> [Written request]: Lines containing the string "size" are to be collected in full.

── Material

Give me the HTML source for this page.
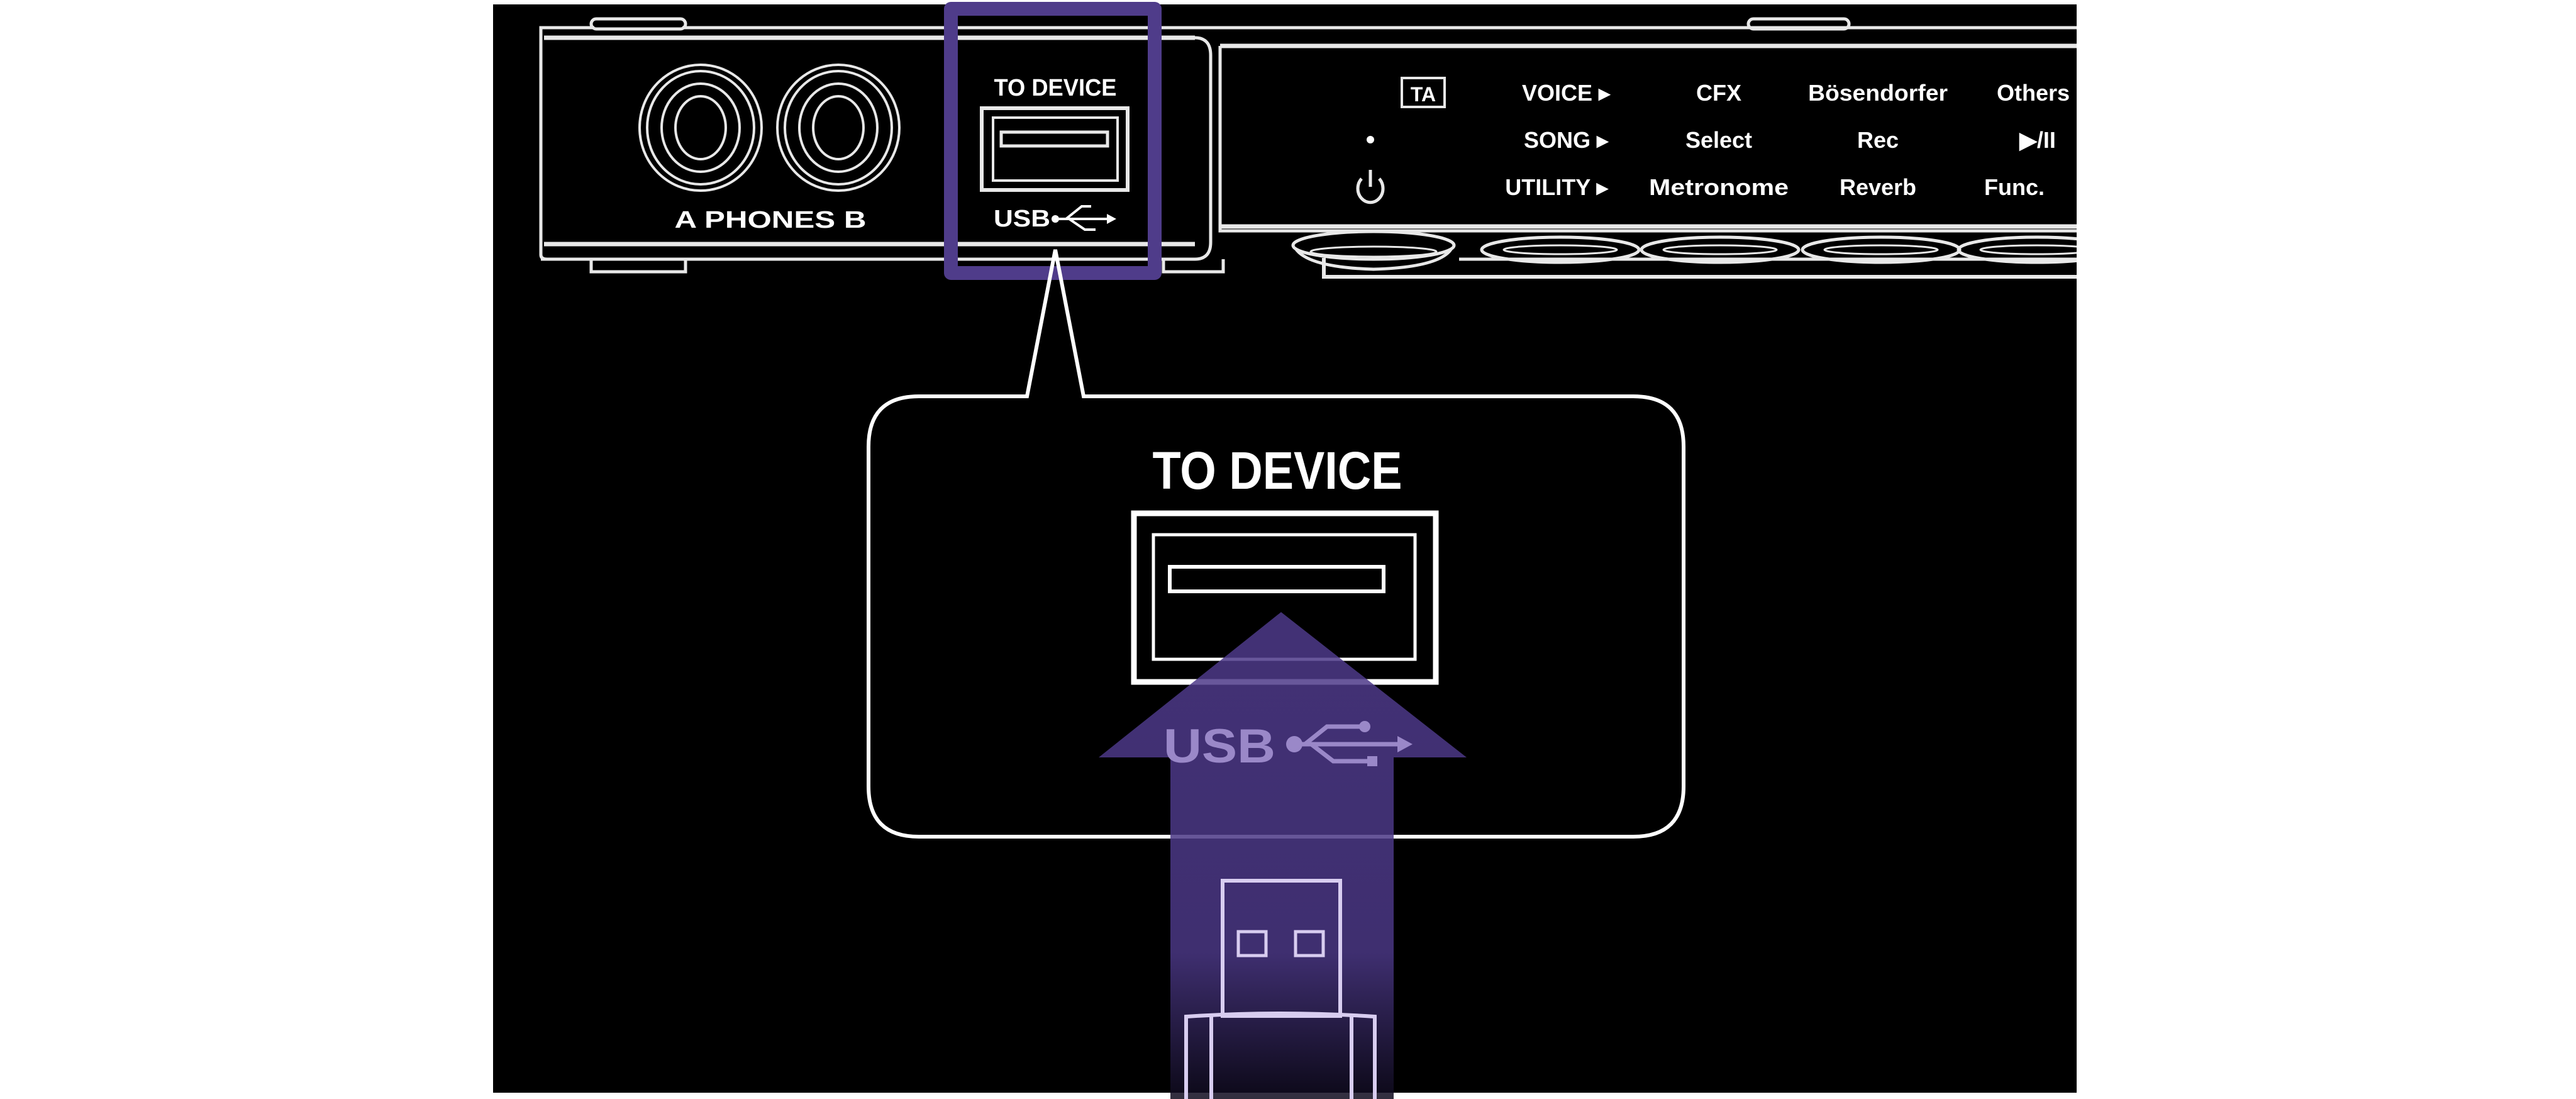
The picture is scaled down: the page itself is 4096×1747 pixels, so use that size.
<!DOCTYPE html>
<html><head><meta charset="utf-8"><style>
html,body{margin:0;padding:0;background:#fff;}
svg{display:block;}
text{font-family:"Liberation Sans",sans-serif;fill:#fff;font-weight:bold;}
</style></head><body>
<svg width="4096" height="1747" viewBox="0 0 4096 1747" xmlns="http://www.w3.org/2000/svg">
<defs>
<linearGradient id="ag" x1="0" y1="0" x2="0" y2="1">
<stop offset="0" stop-color="#4e3a8a"/>
<stop offset="0.7" stop-color="#4a3784"/>
<stop offset="1" stop-color="#0e0a1c"/>
</linearGradient>
<clipPath id="cp"><rect x="784" y="7" width="2518" height="1730"/></clipPath>
</defs>
<rect x="784" y="7" width="2518" height="1730" fill="#000"/>
<g clip-path="url(#cp)" stroke="#e8e8e8" fill="none" stroke-width="5">
<path d="M860 70 V44 H945 M1085 44 H3310"/>
<rect x="940" y="30" width="150" height="16" rx="8"/>
<rect x="2780" y="30" width="160" height="16" rx="8"/>
<path d="M860 70 V405 Q860 412 870 412 H1900 Q1925 412 1925 385 V88 Q1925 60 1900 60 H868" />
<line x1="865" y1="60" x2="1900" y2="60" stroke-width="7"/>
<line x1="865" y1="388" x2="1900" y2="388" stroke-width="7"/>
<path d="M860 412 H940 V432 H1090 V412 H1560"/>
<path d="M1790 412 H1850 V432 H1945 V412"/>
<path d="M1940 73 V367 H3310"/>
<line x1="1940" y1="73" x2="3310" y2="73" stroke-width="7"/>
<line x1="1940" y1="360" x2="3310" y2="360" stroke-width="7"/>
<path d="M2105 410 V440 H3310" stroke-width="6"/>
<line x1="2320" y1="412" x2="3310" y2="412"/>
<ellipse cx="2184" cy="390" rx="128" ry="22"/>
<path d="M2060 395 Q2080 425 2184 428 Q2290 425 2308 395"/>
<ellipse cx="2184" cy="400" rx="100" ry="8" stroke-width="3"/>
<ellipse cx="2481" cy="397" rx="125" ry="20"/>
<ellipse cx="2481" cy="397" rx="90" ry="7" stroke-width="3"/>
<ellipse cx="2735" cy="397" rx="125" ry="20"/>
<ellipse cx="2735" cy="397" rx="90" ry="7" stroke-width="3"/>
<ellipse cx="2991" cy="397" rx="125" ry="20"/>
<ellipse cx="2991" cy="397" rx="90" ry="7" stroke-width="3"/>
<ellipse cx="3239" cy="397" rx="125" ry="20"/>
<ellipse cx="3239" cy="397" rx="90" ry="7" stroke-width="3"/>
<g stroke-width="4">
<ellipse cx="1114" cy="203" rx="97" ry="100"/><ellipse cx="1114" cy="203" rx="85" ry="90"/>
<ellipse cx="1114" cy="203" rx="62" ry="70"/><ellipse cx="1114" cy="203" rx="40" ry="50"/>
<ellipse cx="1333" cy="203" rx="97" ry="100"/><ellipse cx="1333" cy="203" rx="85" ry="90"/>
<ellipse cx="1333" cy="203" rx="62" ry="70"/><ellipse cx="1333" cy="203" rx="40" ry="50"/>
</g>
<rect x="1561" y="172" width="232" height="130" stroke-width="6"/>
<rect x="1579" y="187" width="198" height="100" stroke-width="4"/>
<rect x="1592" y="210" width="169" height="22" stroke-width="5"/>
<rect x="2229" y="124" width="68" height="46" stroke-width="4"/>
<path d="M2165 284 A20 22 0 1 0 2193 284" stroke-width="5"/>
<line x1="2179" y1="270" x2="2179" y2="297" stroke-width="5"/>
</g>
<g clip-path="url(#cp)">
<circle cx="2179" cy="222" r="6" fill="#fff"/>
<text x="1225" y="362" font-size="38" text-anchor="middle" textLength="305" lengthAdjust="spacingAndGlyphs">A  PHONES  B</text>
<text x="1678" y="152" font-size="38" text-anchor="middle" textLength="195" lengthAdjust="spacingAndGlyphs">TO DEVICE</text>
<text x="1580" y="360" font-size="38" textLength="90" lengthAdjust="spacingAndGlyphs">USB</text>
<g stroke="#fff" stroke-width="4" fill="none"><path d="M1678 348 H1765 M1695 348 L1720 328 H1735 M1700 348 L1725 365 H1742"/></g>
<circle cx="1678" cy="348" r="6" fill="#fff"/><path d="M1760 340 L1775 348 L1760 356Z" fill="#fff"/>
<g font-size="36">
<text x="2263" y="161" text-anchor="middle" font-size="32">TA</text>
<text x="2490" y="160" text-anchor="middle">VOICE ▸</text>
<text x="2733" y="160" text-anchor="middle">CFX</text>
<text x="2986" y="160" text-anchor="middle" textLength="222" lengthAdjust="spacingAndGlyphs">Bösendorfer</text>
<text x="3175" y="160">Others</text>
<text x="2490" y="235" text-anchor="middle">SONG ▸</text>
<text x="2733" y="235" text-anchor="middle">Select</text>
<text x="2986" y="235" text-anchor="middle">Rec</text>
<text x="3240" y="235" text-anchor="middle">▶/II</text>
<text x="2475" y="310" text-anchor="middle">UTILITY ▸</text>
<text x="2733" y="310" text-anchor="middle" textLength="222" lengthAdjust="spacingAndGlyphs">Metronome</text>
<text x="2986" y="310" text-anchor="middle">Reverb</text>
<text x="3203" y="310" text-anchor="middle">Func.</text>
</g>
</g>
<path d="M1512 14 H1836 V434 H1512 Z" fill="none" stroke="#4f3c8a" stroke-width="22" stroke-linejoin="round"/>
<rect x="1505" y="7" width="338" height="18" fill="#4f3c8a"/>
<path d="M1633 630 L1678 397 L1723 630 H2597 Q2677 630 2677 710 V1250 Q2677 1330 2597 1330 H1461 Q1381 1330 1381 1250 V710 Q1381 630 1461 630 Z" fill="none" stroke="#fff" stroke-width="6"/>
<text x="2031" y="777" font-size="84" text-anchor="middle" textLength="397" lengthAdjust="spacingAndGlyphs">TO DEVICE</text>
<rect x="1803" y="816" width="480" height="268" fill="none" stroke="#fff" stroke-width="9"/>
<rect x="1834" y="850" width="416" height="198" fill="none" stroke="#fff" stroke-width="5"/>
<rect x="1860" y="901" width="340" height="39" fill="none" stroke="#fff" stroke-width="6"/>
<path d="M2037 973 L2332 1204 H2216 V1747 H1861 V1204 H1747 Z" fill="url(#ag)" opacity="0.85"/>
<text x="1850" y="1212" font-size="76" style="fill:#9a88c8" textLength="178" lengthAdjust="spacingAndGlyphs">USB</text>
<g stroke="#9a88c8" stroke-width="7" fill="none"><path d="M2058 1183 H2225 M2075 1183 L2110 1155 H2170 M2085 1183 L2120 1210 H2180"/></g>
<circle cx="2058" cy="1183" r="13" fill="#9a88c8"/><circle cx="2170" cy="1155" r="9" fill="#9a88c8"/><rect x="2174" y="1202" width="16" height="16" fill="#9a88c8"/>
<path d="M2222 1170 L2246 1183 L2222 1196Z" fill="#9a88c8"/>
<g fill="none" stroke="#d8cdf0" stroke-width="6">
<rect x="1944" y="1400" width="187" height="215"/>
<rect x="1969" y="1481" width="44" height="38" stroke-width="5"/>
<rect x="2060" y="1481" width="44" height="38" stroke-width="5"/>
<path d="M1886 1747 V1616 Q2036 1606 2186 1616 V1747"/>
<path d="M1926 1612 V1747 M2149 1612 V1747"/>
</g>
</svg>
</body></html>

────

> [Solved problem]:
The picture is scaled down: the page itself is 4096×1747 pixels, so use that size.
<text x="1225" y="362" font-size="38" text-anchor="middle" textLength="305" lengthAdjust="spacingAndGlyphs">A  PHONES  B</text>
<text x="1678" y="152" font-size="38" text-anchor="middle" textLength="195" lengthAdjust="spacingAndGlyphs">TO DEVICE</text>
<text x="1580" y="360" font-size="38" textLength="90" lengthAdjust="spacingAndGlyphs">USB</text>
<g font-size="36">
<text x="2263" y="161" text-anchor="middle" font-size="32">TA</text>
<text x="2031" y="777" font-size="84" text-anchor="middle" textLength="397" lengthAdjust="spacingAndGlyphs">TO DEVICE</text>
<text x="1850" y="1212" font-size="76" style="fill:#9a88c8" textLength="178" lengthAdjust="spacingAndGlyphs">USB</text>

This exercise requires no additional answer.